S. Murphy, Huskisson
Neighbours fearful
A development application before the council at the moment is causing angst among neighbours.
The DA follows the sale of the heritage-listed White House, which has operated as a guest house for 100 years. The buyer, a government funded organisation, wishes to change the use to “group transitional house” for disaffected persons, bringing a violent/disruptive element into a family orientated neighbourhood.
The closure as an historic guest house and proposed new use is being kept low-key purposely. This needs reviewing and made transparent to the community, not hidden until too late.
R. Dunn, Nowra
Look north for answers
The Prime Minister recently said: “We’ve got to focus on enabling Australian enterprise. We could easily be left behind.”

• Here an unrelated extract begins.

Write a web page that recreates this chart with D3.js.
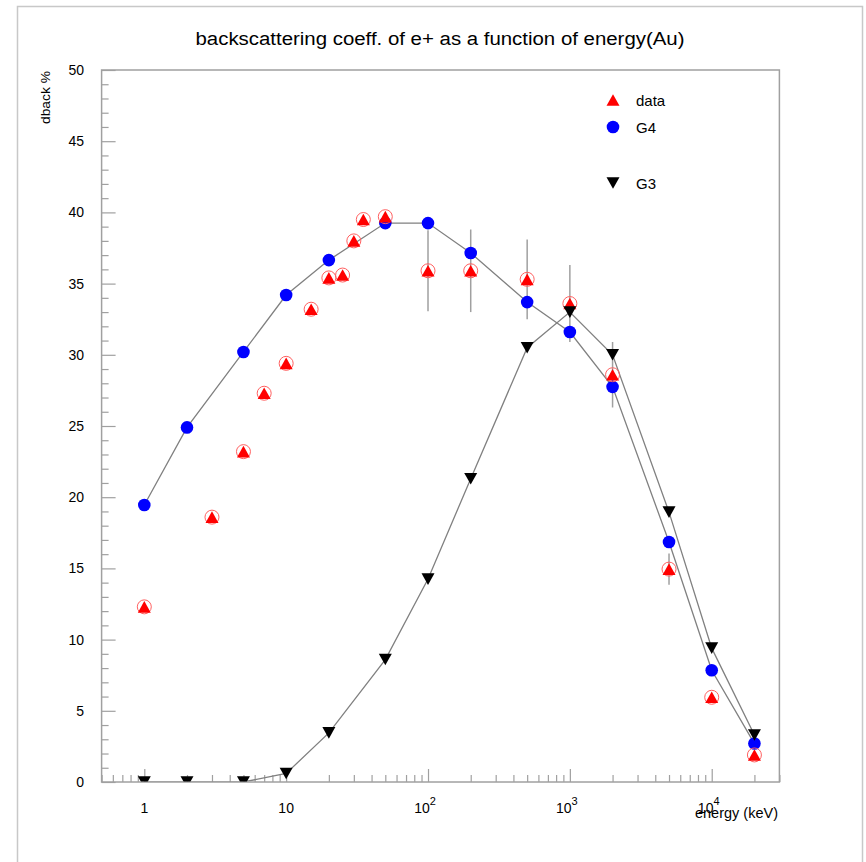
<!DOCTYPE html>
<html>
<head>
<meta charset="utf-8">
<script src="https://cdn.jsdelivr.net/npm/d3@7"></script>
<style>
  body { margin: 0; background: #fff; }
  text { font-family: "Liberation Sans", Arial, Helvetica, sans-serif; fill: #000; }
</style>
</head>
<body>
<svg id="chart" width="866" height="862"></svg>
<script>
// Measured backscattering coefficients (%) of e+ on gold
const dataEnergy = [1, 3, 5, 7, 10, 15, 20, 25, 30, 35, 50, 100, 200, 500, 1000, 2000, 5000, 10000, 20000];
const dataValue  = [12.3, 18.6, 23.2, 27.3, 29.4, 33.2, 35.4, 35.6, 38.0, 39.5, 39.7, 35.9, 35.9, 35.3, 33.6, 28.6, 14.95, 5.95, 1.9];
const dataError  = [0, 0, 0, 0, 0, 0, 0, 0, 0, 0, 0, 2.85, 2.9, 2.8, 2.7, 2.3, 1.1, 0, 0];

// Geant4 simulation
const g4Energy = [1, 2, 5, 10, 20, 50, 100, 200, 500, 1000, 2000, 5000, 10000, 20000];
const g4Value  = [19.45, 24.9, 30.2, 34.2, 36.65, 39.25, 39.25, 37.15, 33.7, 31.6, 27.75, 16.85, 7.85, 2.7];

// Geant3 simulation
const g3Energy = [1, 2, 5, 10, 20, 50, 100, 200, 500, 1000, 2000, 5000, 10000, 20000];
const g3Value  = [0, 0, 0, 0.6, 3.45, 8.6, 14.25, 21.3, 30.5, 33.0, 30.0, 18.95, 9.4, 3.3];

// Axis ticks
const xMajorTicks = [1, 10, 100, 1000, 10000];
const xTickLabels = [["1", ""], ["10", ""], ["10", "2"], ["10", "3"], ["10", "4"]];
const yMajorTicks = [0, 5, 10, 15, 20, 25, 30, 35, 40, 45, 50];

const legendItems = [
  { label: "data", kind: "data" },
  { label: "G4", kind: "g4" },
  { label: "G3", kind: "g3" }
];

const svg = d3.select("#chart");
const plot = { left: 101.6, right: 779.4, top: 70, bottom: 782 };

const x = d3.scaleLog().domain([0.5, 30000]).range([plot.left, plot.right]);
const y = d3.scaleLinear().domain([0, 50]).range([plot.bottom, plot.top]);

// Marks are clipped to the frame
svg.append("defs").append("clipPath").attr("id", "frameClip")
  .append("rect")
  .attr("x", plot.left).attr("y", plot.top)
  .attr("width", plot.right - plot.left).attr("height", plot.bottom - plot.top - 0.5);

// Outer canvas border
svg.append("rect")
  .attr("x", 17.5).attr("y", 6.5).attr("width", 845).attr("height", 900)
  .attr("fill", "none").attr("stroke", "#c8c8c8").attr("stroke-width", 1.5);

// Title
svg.append("text")
  .attr("x", 440).attr("y", 45)
  .attr("text-anchor", "middle")
  .attr("font-size", 18)
  .attr("textLength", 489).attr("lengthAdjust", "spacingAndGlyphs")
  .text("backscattering coeff. of e+ as a function of energy(Au)");

// Plot frame
svg.append("rect")
  .attr("x", plot.left).attr("y", plot.top)
  .attr("width", plot.right - plot.left).attr("height", plot.bottom - plot.top)
  .attr("fill", "none").attr("stroke", "#a0a0a0").attr("stroke-width", 1.5);

// Y axis: major and minor ticks pointing into the frame
const yMinor = d3.range(0, 51, 1).filter(v => v % 5 !== 0);
const yAxisMajor = d3.axisRight(y).tickValues(yMajorTicks).tickSize(14).tickFormat("");
const yAxisMinor = d3.axisRight(y).tickValues(yMinor).tickSize(7).tickFormat("");
[yAxisMajor, yAxisMinor].forEach(ax => {
  const g = svg.append("g").attr("transform", `translate(${plot.left},0)`).call(ax);
  g.select(".domain").remove();
  g.selectAll("line").attr("stroke", "#a0a0a0").attr("stroke-width", 1.2);
});
svg.append("g").selectAll("text").data(yMajorTicks).join("text")
  .attr("x", 84).attr("y", d => y(d))
  .attr("text-anchor", "end").attr("dominant-baseline", "central")
  .attr("font-size", 14)
  .text(d => d);

// X axis: decade ticks long, intermediate ticks short
const xAll = x.ticks();
const xMinor = xAll.filter(v => !xMajorTicks.some(m => Math.abs(m - v) < 1e-9));
const xAxisMajor = d3.axisTop(x).tickValues(xMajorTicks).tickSize(13).tickFormat("");
const xAxisMinor = d3.axisTop(x).tickValues(xMinor).tickSize(7).tickFormat("");
[xAxisMajor, xAxisMinor].forEach(ax => {
  const g = svg.append("g").attr("transform", `translate(0,${plot.bottom})`).call(ax);
  g.select(".domain").remove();
  g.selectAll("line").attr("stroke", "#a0a0a0").attr("stroke-width", 1.2);
});
const xl = svg.append("g").selectAll("text").data(xMajorTicks).join("text")
  .attr("x", (d, i) => x(d) - (xTickLabels[i][1] ? 3 : 0))
  .attr("y", 813)
  .attr("text-anchor", "middle")
  .attr("font-size", 14);
xl.append("tspan").text((d, i) => xTickLabels[i][0]);
xl.append("tspan").attr("dy", -8).attr("font-size", 11).text((d, i) => xTickLabels[i][1]);

// Axis titles
svg.append("text")
  .attr("x", 778).attr("y", 818)
  .attr("text-anchor", "end").attr("font-size", 14)
  .attr("textLength", 83).attr("lengthAdjust", "spacingAndGlyphs")
  .text("energy (keV)");
svg.append("text")
  .attr("transform", "translate(50,71) rotate(-90)")
  .attr("text-anchor", "end").attr("font-size", 13)
  .attr("textLength", 53).attr("lengthAdjust", "spacingAndGlyphs")
  .text("dback %");

const marks = svg.append("g").attr("clip-path", "url(#frameClip)");

// Simulation curves joining successive points
const curve = (ex, vals) => d3.line()
  .x((d, i) => x(ex[i]))
  .y(d => y(d))(vals);

marks.append("path").attr("d", curve(g4Energy, g4Value))
  .attr("fill", "none").attr("stroke", "#808080").attr("stroke-width", 1.3);
marks.append("path").attr("d", curve(g3Energy, g3Value))
  .attr("fill", "none").attr("stroke", "#808080").attr("stroke-width", 1.3);

// Error bars on measurements
marks.append("g").selectAll("line")
  .data(dataValue.map((v, i) => ({ e: dataEnergy[i], v, err: dataError[i] })).filter(d => d.err > 0))
  .join("line")
  .attr("x1", d => x(d.e)).attr("x2", d => x(d.e))
  .attr("y1", d => y(d.v + d.err)).attr("y2", d => y(d.v - d.err))
  .attr("stroke", "#a0a0a0").attr("stroke-width", 1.5);

// Marker drawing helpers (triangles centred on their bounding box)
const triUp = "M0,-5.8L6.5,5.8L-6.5,5.8Z";
const triDown = "M0,5.8L6.5,-5.8L-6.5,-5.8Z";

function drawData(g, cx, cy) {
  g.append("circle").attr("cx", cx).attr("cy", cy).attr("r", 7)
    .attr("fill", "none").attr("stroke", "#ff6060").attr("stroke-width", 1);
  g.append("path").attr("d", triUp).attr("transform", `translate(${cx},${cy})`).attr("fill", "#ff0000");
}
function drawG4(g, cx, cy) {
  g.append("circle").attr("cx", cx).attr("cy", cy).attr("r", 6.3).attr("fill", "#0000ff");
}
function drawG3(g, cx, cy) {
  g.append("path").attr("d", triDown).attr("transform", `translate(${cx},${cy})`).attr("fill", "#000");
}

const gG4 = marks.append("g");
g4Energy.forEach((e, i) => drawG4(gG4, x(e), y(g4Value[i])));
const gData = marks.append("g");
dataEnergy.forEach((e, i) => drawData(gData, x(e), y(dataValue[i])));
const gG3 = marks.append("g");
g3Energy.forEach((e, i) => drawG3(gG3, x(e), y(g3Value[i])));

// Legend
const legendY = [100, 127, 183];
const leg = svg.append("g");
legendItems.forEach((item, i) => {
  const cy = legendY[i];
  if (item.kind === "data") leg.append("path").attr("d", triUp).attr("transform", `translate(613,${cy})`).attr("fill", "#ff0000");
  if (item.kind === "g4") drawG4(leg, 613, cy);
  if (item.kind === "g3") drawG3(leg, 613, cy);
  leg.append("text").attr("x", 636).attr("y", cy)
    .attr("dominant-baseline", "central").attr("font-size", 15)
    .text(item.label);
});
</script>
</body>
</html>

Malcolm, it is the conservative government which turned its back on Australian manufacturers - everything from clothing to white goods are no longer manufactured here - we have nothing to sell.
Part of our problem is oil and gas exploration, where federal and state governments are victims of greedy corporations which care little for the environment, even less about the rest of us, and are rote to stash company profits in overseas tax havens.
Things are different in Norway; any company open to oil and gas exploration, has to pay a flat 75 per cent tax on profit – no deductions. The energy tax collected is funnelled into the government’s sovereign fund and used for social service, health and education.
Maybe if the government changed tack and took a leaf out of the Norwegians’ tax journal there may be a change for the better.
J. Macleod, Berry
One thing at a time
It is one thing to have visions and plans to attract major funding grants to the Shoalhaven but the way Team Gash have gone about the Bomaderry sporting proposal is to cut out of the loop anyone who is not part of their inner circle.
If council is going to gain the confidence of local people then it should start with sending the plans to the Sports Board which was excluded from the Gash announcement, received a briefing after the plans were finalised and then needed to submit a motion requesting a workshop on the Community Infrastructure Strategic Plan.
This council is great at producing glossy promotional brochures with ratepayers’ money and having a media campaign to back it all up, but when it comes to delivering projects not much seems to happen. The only reason we have the Ulladulla Civic Centre and the Nowra Pool is because the previous council initiated them.
Many Shoalhaven residents experience frustration over incomplete projects that have been stalled for years. Isn’t it time council decided to complete unfinished projects rather than propose starting something new that might take decades to achieve, if at all?